Marxism
mailing list archive

Other Periods  | Other mailing lists  | Search  ]

Date:  [ Previous  | Next  ]      Thread:  [ Previous  | Next  ]      Index:  [ Author  | Date  | Thread  ]

Re: Oil



dms wrote:
I think it's amazing that we you can bring this up about coal and ignore
it's implications for your own arguments. Coal reserves left underground
and the decline in production of coal have nothing to do with the
"geological reserves" the pre-existing supply. It has everything to do
with the internal logic of capitalist production. A more profitable, cheaper
source, in production and use, was found, oil

That's economics, social logic. Not science.

However, the key to the substitution of oil for coal is not that it is cheap, but that it lends itself to mass transportation of the sort that revolutionized modern industry and warfare. A coal powered jet plane is not very feasible.

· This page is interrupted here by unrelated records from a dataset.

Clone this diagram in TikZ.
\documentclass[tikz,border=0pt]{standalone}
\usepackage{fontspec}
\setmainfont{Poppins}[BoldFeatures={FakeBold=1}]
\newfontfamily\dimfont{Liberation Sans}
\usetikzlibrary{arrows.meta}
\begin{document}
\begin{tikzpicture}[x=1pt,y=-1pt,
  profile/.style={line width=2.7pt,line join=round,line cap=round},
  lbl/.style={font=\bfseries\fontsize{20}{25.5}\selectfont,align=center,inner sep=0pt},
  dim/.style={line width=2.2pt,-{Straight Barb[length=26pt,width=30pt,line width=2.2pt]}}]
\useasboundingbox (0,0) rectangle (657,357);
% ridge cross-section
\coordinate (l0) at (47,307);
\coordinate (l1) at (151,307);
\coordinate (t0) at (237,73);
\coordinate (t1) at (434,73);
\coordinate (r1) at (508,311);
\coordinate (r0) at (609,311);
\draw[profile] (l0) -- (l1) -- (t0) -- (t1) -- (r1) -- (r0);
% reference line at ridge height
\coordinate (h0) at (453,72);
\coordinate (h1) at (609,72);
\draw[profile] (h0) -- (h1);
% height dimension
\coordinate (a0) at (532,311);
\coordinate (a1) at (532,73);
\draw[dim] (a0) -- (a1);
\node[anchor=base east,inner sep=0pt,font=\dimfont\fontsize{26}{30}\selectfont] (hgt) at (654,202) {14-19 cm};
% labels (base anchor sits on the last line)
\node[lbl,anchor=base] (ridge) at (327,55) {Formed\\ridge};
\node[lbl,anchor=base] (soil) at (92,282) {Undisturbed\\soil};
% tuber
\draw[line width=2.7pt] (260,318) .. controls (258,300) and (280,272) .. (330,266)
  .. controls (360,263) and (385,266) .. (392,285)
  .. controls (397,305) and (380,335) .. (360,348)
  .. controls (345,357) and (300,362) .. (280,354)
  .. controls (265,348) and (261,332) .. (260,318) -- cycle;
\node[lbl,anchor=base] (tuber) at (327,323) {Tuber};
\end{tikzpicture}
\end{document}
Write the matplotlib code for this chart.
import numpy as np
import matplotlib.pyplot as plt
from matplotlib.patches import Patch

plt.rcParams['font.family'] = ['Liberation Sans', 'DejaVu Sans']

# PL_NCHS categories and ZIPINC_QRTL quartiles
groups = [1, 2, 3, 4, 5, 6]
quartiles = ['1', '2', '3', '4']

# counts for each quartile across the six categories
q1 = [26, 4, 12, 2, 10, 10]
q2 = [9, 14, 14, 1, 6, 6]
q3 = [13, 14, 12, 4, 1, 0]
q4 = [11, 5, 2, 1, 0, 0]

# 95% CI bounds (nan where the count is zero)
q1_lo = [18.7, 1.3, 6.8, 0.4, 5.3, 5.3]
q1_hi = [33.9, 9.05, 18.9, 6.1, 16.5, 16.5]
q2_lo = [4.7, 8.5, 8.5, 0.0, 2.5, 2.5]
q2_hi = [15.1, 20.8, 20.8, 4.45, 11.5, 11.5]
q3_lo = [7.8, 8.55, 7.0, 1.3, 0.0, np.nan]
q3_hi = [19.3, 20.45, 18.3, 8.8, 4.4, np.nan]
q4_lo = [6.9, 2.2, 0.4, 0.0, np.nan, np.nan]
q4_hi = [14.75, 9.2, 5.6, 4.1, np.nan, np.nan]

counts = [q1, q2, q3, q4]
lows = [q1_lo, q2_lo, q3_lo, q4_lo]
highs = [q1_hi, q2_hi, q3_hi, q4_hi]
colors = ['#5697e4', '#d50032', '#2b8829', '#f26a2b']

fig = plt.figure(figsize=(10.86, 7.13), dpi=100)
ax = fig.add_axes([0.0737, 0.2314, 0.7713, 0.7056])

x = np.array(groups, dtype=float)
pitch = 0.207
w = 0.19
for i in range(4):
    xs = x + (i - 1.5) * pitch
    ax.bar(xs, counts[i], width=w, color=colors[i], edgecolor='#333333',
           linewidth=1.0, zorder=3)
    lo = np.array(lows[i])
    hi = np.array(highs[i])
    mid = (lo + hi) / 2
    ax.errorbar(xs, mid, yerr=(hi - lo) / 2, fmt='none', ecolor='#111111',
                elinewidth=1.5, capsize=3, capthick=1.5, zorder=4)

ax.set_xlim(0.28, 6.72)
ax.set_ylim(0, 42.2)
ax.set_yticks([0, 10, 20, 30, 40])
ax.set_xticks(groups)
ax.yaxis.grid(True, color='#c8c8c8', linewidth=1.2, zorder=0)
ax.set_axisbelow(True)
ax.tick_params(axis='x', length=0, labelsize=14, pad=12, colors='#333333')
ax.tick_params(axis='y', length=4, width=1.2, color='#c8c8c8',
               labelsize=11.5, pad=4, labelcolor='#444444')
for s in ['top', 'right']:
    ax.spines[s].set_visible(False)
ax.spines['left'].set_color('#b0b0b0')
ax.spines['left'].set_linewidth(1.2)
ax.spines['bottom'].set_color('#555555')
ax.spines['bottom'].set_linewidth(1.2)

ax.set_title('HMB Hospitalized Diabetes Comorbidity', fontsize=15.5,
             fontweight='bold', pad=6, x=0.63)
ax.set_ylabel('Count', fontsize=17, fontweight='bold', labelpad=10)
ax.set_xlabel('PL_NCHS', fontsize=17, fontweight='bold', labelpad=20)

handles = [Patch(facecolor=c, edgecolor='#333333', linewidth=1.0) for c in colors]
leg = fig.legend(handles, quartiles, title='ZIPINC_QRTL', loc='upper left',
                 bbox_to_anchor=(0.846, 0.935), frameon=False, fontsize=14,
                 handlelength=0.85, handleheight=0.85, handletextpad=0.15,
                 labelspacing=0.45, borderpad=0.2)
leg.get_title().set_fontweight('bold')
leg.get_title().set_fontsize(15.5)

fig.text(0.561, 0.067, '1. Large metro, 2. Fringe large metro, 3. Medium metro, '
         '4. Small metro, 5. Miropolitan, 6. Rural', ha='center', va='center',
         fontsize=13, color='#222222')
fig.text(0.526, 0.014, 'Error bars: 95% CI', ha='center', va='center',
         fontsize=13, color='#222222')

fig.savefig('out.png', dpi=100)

What is missing entirely from DMS's calculations is the *use value* of oil, which far transcends its value as a commodity. In the latest issue of Monthly Review (http://www.monthlyreview.org), which is devoted to papers presented at a conference on imperialism in honor of Harry Magdoff, there is one titled "The New Geopolitics" by Michael Klare, who is something of an expert on the relationship between oil and imperialism. He calls attention to the importance of oil as a sine qua non for military and industrial hegemony. Whether the price of oil is going up this year or next would shrink in importance compared to the following considerations:

The war against Iraq was intended to provide the United States with a dominant position in the Persian Gulf region, and to serve as a springboard for further conquests and assertion of power in the region. It was aimed as much, if not more, at China, Russia, and Europe as at Syria or Iran. It is part of a larger process of asserting dominant U.S. power in south-central Eurasia, in the very heartland of this mega-continent.

But why specifically the Persian Gulf/Caspian Sea area, and why now? In part, this is so because this is where most of the world’s remaining oil is located—approximately 70 percent of known petroleum reserves. And you have to think of oil not just as a source of fuel—although that’s very important—but as a source of power. As U.S. strategists see it, whoever controls Persian Gulf oil controls the world’s economy and, therefore, has the ultimate lever over all competing powers.

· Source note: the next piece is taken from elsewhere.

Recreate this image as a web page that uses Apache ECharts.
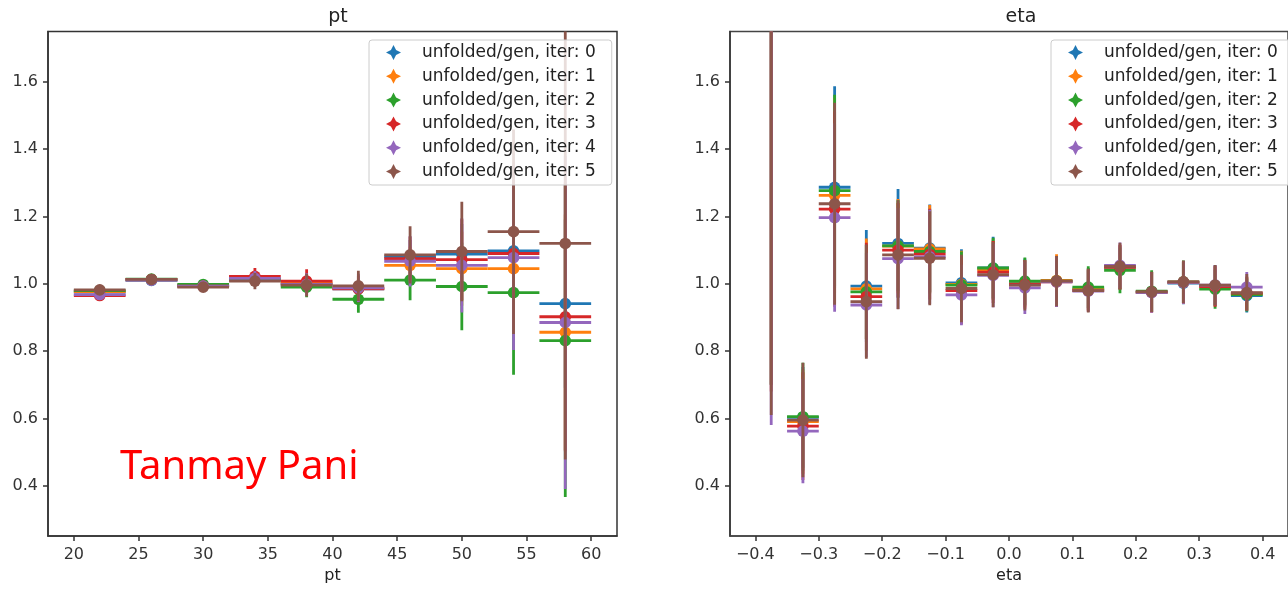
<!DOCTYPE html>
<html>
<head>
<meta charset="utf-8">
<script src="https://cdn.jsdelivr.net/npm/echarts@6/dist/echarts.min.js"></script>
<style>
  html, body { margin: 0; padding: 0; background: #fff; }
  #chart { width: 1288px; height: 589px; }
</style>
</head>
<body>
<div id="chart"></div>
<script>
// ---------------- data ----------------
const seriesNames = [
  'unfolded/gen, iter: 0', 'unfolded/gen, iter: 1', 'unfolded/gen, iter: 2',
  'unfolded/gen, iter: 3', 'unfolded/gen, iter: 4', 'unfolded/gen, iter: 5'
];

// pt panel
const ptBins = [22, 26, 30, 34, 38, 42, 46, 50, 54, 58];
const ptHalfWidth = 2;
const ptVal0 = [0.975, 1.010, 0.995, 1.012, 1.000, 0.985, 1.080, 1.088, 1.098, 0.941];
const ptVal1 = [0.977, 1.012, 0.994, 1.014, 1.002, 0.986, 1.055, 1.045, 1.045, 0.856];
const ptVal2 = [0.980, 1.014, 0.998, 1.012, 0.990, 0.954, 1.011, 0.992, 0.974, 0.831];
const ptVal3 = [0.965, 1.013, 0.993, 1.022, 1.008, 0.985, 1.075, 1.072, 1.090, 0.902];
const ptVal4 = [0.968, 1.011, 0.993, 1.016, 0.998, 0.988, 1.067, 1.055, 1.078, 0.885];
const ptVal5 = [0.982, 1.013, 0.990, 1.008, 0.996, 0.994, 1.086, 1.096, 1.155, 1.120];
const ptErr0 = [0.010, 0.008, 0.008, 0.015, 0.020, 0.025, 0.050, 0.090, 0.150, 0.250];
const ptErr1 = [0.011, 0.009, 0.009, 0.017, 0.025, 0.030, 0.055, 0.110, 0.200, 0.350];
const ptErr2 = [0.012, 0.010, 0.010, 0.020, 0.030, 0.040, 0.060, 0.130, 0.244, 0.465];
const ptErr3 = [0.013, 0.011, 0.011, 0.025, 0.035, 0.040, 0.065, 0.120, 0.220, 0.400];
const ptErr4 = [0.014, 0.012, 0.012, 0.022, 0.033, 0.042, 0.075, 0.140, 0.275, 0.495];
const ptErr5 = [0.015, 0.013, 0.012, 0.024, 0.034, 0.045, 0.085, 0.148, 0.304, 0.642];

// eta panel
const etaBins = [-0.375, -0.325, -0.275, -0.225, -0.175, -0.125, -0.075, -0.025,
                 0.025, 0.075, 0.125, 0.175, 0.225, 0.275, 0.325, 0.375];
const etaHalfWidth = 0.025;
const etaVal0 = [2.20, 0.603, 1.287, 0.993, 1.120, 1.106, 1.003, 1.047, 1.005, 1.008, 0.985, 1.048, 0.976, 1.002, 0.995, 0.965];
const etaVal1 = [2.25, 0.590, 1.263, 0.985, 1.112, 1.104, 0.998, 1.042, 1.000, 1.010, 0.983, 1.050, 0.975, 1.004, 0.993, 0.970];
const etaVal2 = [2.30, 0.605, 1.277, 0.976, 1.113, 1.096, 0.996, 1.047, 1.008, 1.008, 0.990, 1.040, 0.978, 1.006, 0.984, 0.968];
const etaVal3 = [2.28, 0.577, 1.222, 0.962, 1.100, 1.088, 0.980, 1.035, 0.998, 1.006, 0.980, 1.050, 0.975, 1.005, 0.992, 0.972];
const etaVal4 = [2.25, 0.562, 1.197, 0.937, 1.075, 1.080, 0.967, 1.025, 0.988, 1.006, 0.978, 1.055, 0.974, 1.004, 0.996, 0.990];
const etaVal5 = [2.30, 0.595, 1.238, 0.947, 1.086, 1.076, 0.986, 1.027, 0.996, 1.008, 0.980, 1.052, 0.976, 1.006, 0.996, 0.974];
const etaErr0 = [1.50, 0.150, 0.300, 0.167, 0.162, 0.130, 0.100, 0.093, 0.070, 0.075, 0.062, 0.065, 0.060, 0.063, 0.060, 0.050];
const etaErr1 = [1.55, 0.155, 0.290, 0.150, 0.140, 0.130, 0.100, 0.090, 0.070, 0.078, 0.062, 0.066, 0.060, 0.063, 0.060, 0.050];
const etaErr2 = [1.60, 0.160, 0.285, 0.140, 0.135, 0.125, 0.100, 0.090, 0.070, 0.075, 0.062, 0.068, 0.062, 0.063, 0.058, 0.050];
const etaErr3 = [1.60, 0.160, 0.290, 0.160, 0.140, 0.135, 0.100, 0.092, 0.072, 0.075, 0.062, 0.066, 0.060, 0.063, 0.060, 0.050];
const etaErr4 = [1.67, 0.155, 0.280, 0.155, 0.150, 0.140, 0.090, 0.095, 0.078, 0.075, 0.062, 0.068, 0.060, 0.063, 0.060, 0.045];
const etaErr5 = [1.69, 0.170, 0.300, 0.170, 0.162, 0.140, 0.100, 0.097, 0.075, 0.075, 0.065, 0.070, 0.060, 0.063, 0.060, 0.055];

// tick labels
const yTicks = [0.4, 0.6, 0.8, 1.0, 1.2, 1.4, 1.6];
const ptTicks = [20, 25, 30, 35, 40, 45, 50, 55, 60];
const etaTicks = [-0.4, -0.3, -0.2, -0.1, 0.0, 0.1, 0.2, 0.3, 0.4];

const titles = ['pt', 'eta'];
const watermark = 'Tanmay Pani';

// ---------------- chart ----------------
const colors = ['#1f77b4', '#ff7f0e', '#2ca02c', '#d62728', '#9467bd', '#8c564b'];
const ptVals = [ptVal0, ptVal1, ptVal2, ptVal3, ptVal4, ptVal5];
const ptErrs = [ptErr0, ptErr1, ptErr2, ptErr3, ptErr4, ptErr5];
const etaVals = [etaVal0, etaVal1, etaVal2, etaVal3, etaVal4, etaVal5];
const etaErrs = [etaErr0, etaErr1, etaErr2, etaErr3, etaErr4, etaErr5];

const FONT = 'DejaVu Sans';
const starIcon = 'path://M0,-10 L3.4,-3.4 L10,0 L3.4,3.4 L0,10 L-3.4,3.4 L-10,0 L-3.4,-3.4 Z';

function renderErr(params, api) {
  const x = api.value(0), y = api.value(1), e = api.value(2), hw = api.value(3);
  const c = api.coord([x, y]);
  const l = api.coord([x - hw, y]);
  const r = api.coord([x + hw, y]);
  const t = api.coord([x, y + e]);
  const b = api.coord([x, y - e]);
  const color = api.visual('color');
  return {
    type: 'group',
    children: [
      { type: 'line', shape: { x1: l[0], y1: c[1], x2: r[0], y2: c[1] }, style: { stroke: color, lineWidth: 2.8 } },
      { type: 'line', shape: { x1: c[0], y1: t[1], x2: c[0], y2: b[1] }, style: { stroke: color, lineWidth: 2.8 } },
      { type: 'circle', shape: { cx: c[0], cy: c[1], r: 5.8 }, style: { fill: color } }
    ]
  };
}

const series = [];
for (let k = 0; k < 6; k++) {
  series.push({
    type: 'custom', name: seriesNames[k], xAxisIndex: 0, yAxisIndex: 0,
    clip: true, itemStyle: { color: colors[k] },
    encode: { x: 0, y: 1 },
    renderItem: renderErr,
    data: ptBins.map((b, i) => [b, ptVals[k][i], ptErrs[k][i], ptHalfWidth])
  });
}
for (let k = 0; k < 6; k++) {
  series.push({
    type: 'custom', name: seriesNames[k], xAxisIndex: 1, yAxisIndex: 1,
    clip: true, itemStyle: { color: colors[k] },
    encode: { x: 0, y: 1 },
    renderItem: renderErr,
    data: etaBins.map((b, i) => [b, etaVals[k][i], etaErrs[k][i], etaHalfWidth])
  });
}

const axisLineStyle = { color: '#333', width: 1.5 };
const labelStyle = { fontFamily: FONT, fontSize: 16, color: '#333' };

function yAxis(gridIndex) {
  return {
    type: 'value', gridIndex, min: 0.25, max: 1.75,
    axisLine: { show: true, onZero: false, lineStyle: axisLineStyle },
    axisTick: { show: true, length: 5, customValues: yTicks, lineStyle: axisLineStyle },
    axisLabel: Object.assign({ customValues: yTicks, margin: 10, formatter: v => v.toFixed(1) }, labelStyle),
    splitLine: { show: false }
  };
}

function legend(left) {
  return {
    orient: 'vertical', left: left, top: 40,
    data: seriesNames.map(n => ({ name: n, icon: starIcon })),
    itemWidth: 15, itemHeight: 15, itemGap: 6.8,
    padding: [4, 16, 5, 17],
    backgroundColor: 'rgba(255,255,255,0.8)', borderColor: '#cccccc', borderWidth: 1, borderRadius: 3,
    selectedMode: false,
    textStyle: { fontFamily: FONT, fontSize: 17, color: '#222', padding: [0, 0, 0, 16] }
  };
}

const option = {
  animation: false,
  backgroundColor: '#ffffff',
  title: [
    { text: titles[0], left: 333, top: 3, textAlign: 'center',
      textStyle: { fontFamily: FONT, fontSize: 19, fontWeight: 'normal', color: '#222' } },
    { text: titles[1], left: 1016, top: 3, textAlign: 'center',
      textStyle: { fontFamily: FONT, fontSize: 19, fontWeight: 'normal', color: '#222' } }
  ],
  grid: [
    { left: 48, top: 31.5, width: 569, height: 510, show: true, borderColor: '#333', borderWidth: 1.5, backgroundColor: 'transparent' },
    { left: 730, top: 31.5, width: 572, height: 510, show: true, borderColor: '#444', borderWidth: 1.5, backgroundColor: 'transparent' }
  ],
  xAxis: [
    {
      type: 'value', gridIndex: 0, min: 18, max: 62,
      name: 'pt', nameLocation: 'middle', nameGap: 30,
      nameTextStyle: { fontFamily: FONT, fontSize: 16, color: '#222' },
      axisLine: { show: true, onZero: false, lineStyle: axisLineStyle },
      axisTick: { show: true, length: 5, customValues: ptTicks, lineStyle: axisLineStyle },
      axisLabel: Object.assign({ customValues: ptTicks, margin: 11, formatter: v => String(v) }, labelStyle),
      splitLine: { show: false }
    },
    {
      type: 'value', gridIndex: 1, min: -0.44, max: 0.44,
      name: 'eta', nameLocation: 'middle', nameGap: 30,
      nameTextStyle: { fontFamily: FONT, fontSize: 16, color: '#222' },
      axisLine: { show: true, onZero: false, lineStyle: { color: '#444', width: 1.5 } },
      axisTick: { show: true, length: 5, customValues: etaTicks, lineStyle: axisLineStyle },
      axisLabel: Object.assign({ customValues: etaTicks, margin: 11,
        formatter: v => (v < -1e-9 ? '\u2212' : '') + Math.abs(v).toFixed(1) }, labelStyle),
      splitLine: { show: false }
    }
  ],
  yAxis: [yAxis(0), yAxis(1)],
  legend: [legend(369), legend(1051)],
  series: series,
  graphic: [
    {
      type: 'text', left: 120, top: 448, z: 100,
      style: { text: watermark, fill: '#ff0000', font: '40px "Noto Sans"' }
    }
  ]
};

const chart = echarts.init(document.getElementById('chart'), null, { renderer: 'canvas' });
chart.setOption(option);
</script>
</body>
</html>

In September 1990, then Secretary of Defense Dick Cheney told the Senate Armed Services Committee that Saddam Hussein would acquire a “stranglehold” over the U.S. and world economy if he captured Saudi Arabia’s oilfields along with those of Kuwait. This was the main reason, he testified, why the United States must send troops to the area and repel Hussein’s forces. He used much the same language in a speech last August to the Veterans of Foreign Wars. I believe that in his mind it is clear that the United States must retain a stranglehold on the world economy by controlling this area. This is just as important, in the administration’s view, as retaining America’s advantage in military technology.

Ten years from now, China is expected to be totally dependent on the Persian Gulf and the Caspian Sea area for the oil it will need to sustain its economic growth. Europe, Japan, and South Korea will be in much the same position. Control over the oil spigot may be a somewhat cartoonish image, but it is an image that has motivated U.S. policy since the end of the Cold War and has gained even more prominence in the Bush-Cheney administration.

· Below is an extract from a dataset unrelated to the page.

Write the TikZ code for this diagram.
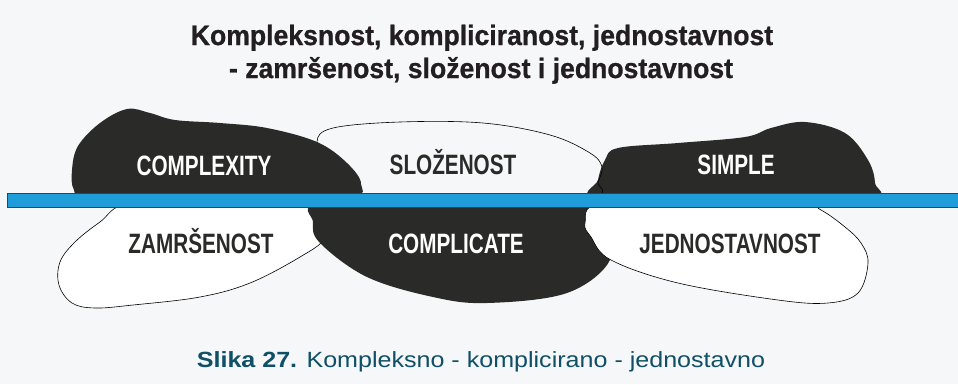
\documentclass[tikz,border=0pt]{standalone}
\usepackage{fontspec}
\usepackage{xcolor}
\usepackage{tikz}
\setmainfont{Liberation Sans}
\newfontfamily\blobfont[FakeStretch=0.74]{Liberation Sans}
\newfontfamily\headfont[FakeStretch=0.95, FakeBold=0.8]{Liberation Sans}
\newfontfamily\capfont[FakeStretch=1.14]{Liberation Sans}
\definecolor{pagebg}{HTML}{F5F7F9}
\definecolor{blobdark}{HTML}{2A2A29}
\definecolor{barblue}{HTML}{1E9DD8}
\definecolor{captionteal}{HTML}{0F5066}
\definecolor{headink}{HTML}{231F20}

\begin{document}
\begin{tikzpicture}[x=1pt, y=-1pt,
        darkblob/.style={fill=blobdark},
        lightblob/.style={fill=white, draw=black, line width=0.6pt},
        darklabel/.style={anchor=base, text=white, font=\blobfont\bfseries\fontsize{28}{30}\selectfont},
        lightlabel/.style={anchor=base, text=blobdark, font=\blobfont\bfseries\fontsize{28}{30}\selectfont},
        headline/.style={anchor=base, text=headink, font=\headfont\bfseries\fontsize{28}{32}\selectfont}
    ]
        \fill [pagebg] (0,0) rectangle (958,384);
        \useasboundingbox (0,0) rectangle (958,384);

        % upper row
        \fill [darkblob] plot [smooth cycle, tension=0.6] coordinates {(598,198) (598,180) (605,160) (618,148) (678,143) (745,137) (771,128) (805,122) (845,133) (868,160) (875,183) (870,198) (740,200)};
        \draw [black, line width=0.6pt] plot [smooth cycle, tension=0.6] coordinates {(330,165) (317,142) (333,128) (400,122) (483,123) (550,135) (590,153) (602,167) (598,182) (592,196) (470,199) (370,198)};
        \fill [darkblob] plot [smooth cycle, tension=0.6] coordinates {(90,200) (74,190) (72,170) (78,146) (100,123) (127,109) (150,113) (175,120) (220,123) (267,128) (317,142) (347,163) (361,184) (345,197) (200,200)};

        % lower row
        \filldraw [lightblob] plot [smooth cycle, tension=0.6] coordinates {(130,203) (100,222) (75,242) (60,262) (59,285) (72,303) (95,308) (133,305) (200,297) (250,283) (300,257) (325,238) (330,210) (220,203)};
        \fill [darkblob] plot [smooth cycle, tension=0.6] coordinates {(320,203) (313,222) (320,243) (367,277) (433,297) (487,303) (567,293) (610,260) (600,225) (590,204) (450,202)};
        \filldraw [lightblob] plot [smooth cycle, tension=0.6] coordinates {(600,203) (585,223) (591,237) (611,260) (678,283) (778,300) (828,303) (858,293) (868,263) (861,243) (845,227) (821,210) (800,203) (700,202)};

        % dividing bar
        \filldraw [fill=barblue, draw=black!75, line width=0.6pt] (7,193) rectangle (960,207);

        \node [darklabel] (complexity) at (204,175) {COMPLEXITY};
        \node [lightlabel] (slozenost) at (453,174) {SLOŽENOST};
        \node [darklabel] (simple) at (736,174) {SIMPLE};
        \node [lightlabel] (zamrsenost) at (201,253) {ZAMRŠENOST};
        \node [darklabel] (complicate) at (456,253) {COMPLICATE};
        \node [lightlabel] (jednostavnost) at (730,253) {JEDNOSTAVNOST};

        \node [headline] (title1) at (482,45) {Kompleksnost, kompliciranost, jednostavnost};
        \node [headline] (title2) at (481,78) {- zamršenost, složenost i jednostavnost};
        \node [anchor=base, text=captionteal, font=\capfont\fontsize{22}{26}\selectfont] (caption) at (481,367) {\textbf{Slika 27.} Kompleksno - komplicirano - jednostavno};
    \end{tikzpicture}
\end{document}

This region is also the only area in the world where the interests of the putative great powers collide. In the hotly-contested Caspian Sea area, Russia is an expanding power, China is an expanding power, and the United States is an expanding power. There is no other place in the world like this. They are struggling with one another consciously and actively. The Bush administration is determined to dominate this area and to subordinate these two potential challengers and prevent them from forming a common front against the United States. (For more on the emerging power struggle in the Caspian Sea basin, see my Resource Wars: The New Landscape of Global Conflict [Henry Holt/Metropolitan, 2001].)